Otherwise, if the lines are parallel, the third coordinate of their intersection point is close to zero (meaning it's the point at infinity), so I cannot divide by it and should compare the directions of two points at infinity
$$
p_1 = \ell_1 \times \ell_2 \\
p_2 = \ell_3 \times \ell_4 \\
\left( l_1 \parallel l_2 \right) \land \left( l_3 \parallel l_4 \right) \implies
\left( p_1^z \approx 0 \approx p_2^z \right) \implies
\left\lVert
\frac{p_1}{\left\lVert p_1 \right\rVert} - \frac{p_2}{\left\lVert p_2 \right\rVert}
\right\rVert < \varepsilon?
$$
Question
Is there a universal way to compare points in a homogeneous coordinate system to avoid the separate check of the third coordinate?
 A: You can "normalize" as you've done: replace $p_1$ by $q_1 = \frac{p_1}{\|p_1\|}$, and similarly for $p_2$ to get a pair of unit vectors in the 2-sphere in 3-space. There's a small problem here, which is that even if $p_1$ and $p_2$ represent the same point, $q_1$ and $q_2$ might point in opposite directions (i.e., $p_1 = -q_2$).

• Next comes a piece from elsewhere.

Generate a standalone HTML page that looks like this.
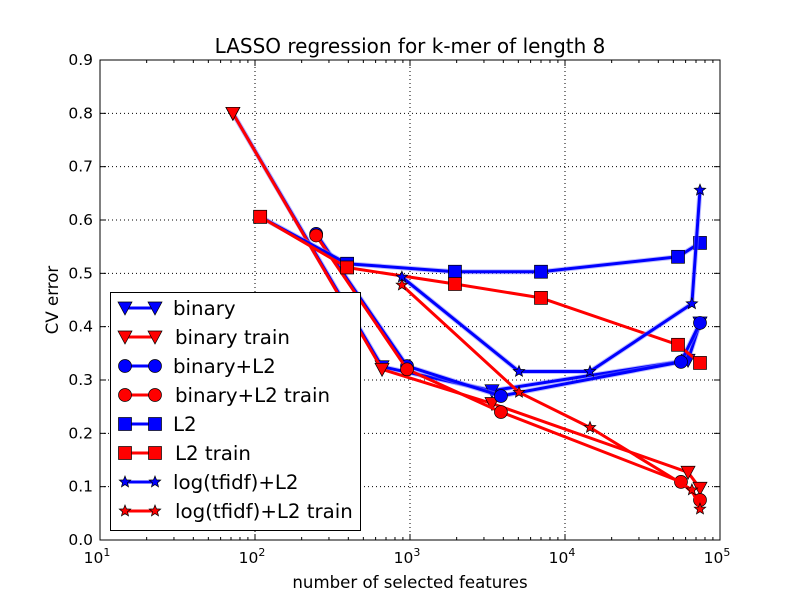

So the next step is to compute $d = q_1 \cdot q_2$, and if $d < 0$, you negate $q_2$. (I'm going to assume you've done this, and now call the replaced vector $q_2$.)
Now you've got two vectors in the same hemisphere of $S^2$, so to measure how far apart they are, you can compute the angle between them:
$$
\theta = \arccos(q_1 \cdot q_2).
$$
(Noting that $\cos$ is an even function, you'll realize that the whole "negate $q_2$ isn't actually necessary...)
This value $\theta$ gives you a "distance" between the computed intersections.
Is $\theta$ invariant with respect to the various transformations that matter to you? You might, for instance, say "If I changed coordinates by translating everything by $(a,b)$ for any part of numbers $(a,b)$, then the 'distance' should be unchanged". If you want that, then you have to check whether $\theta$ has that property. Since I don't know what properties you wish to have, I can't really go any farther.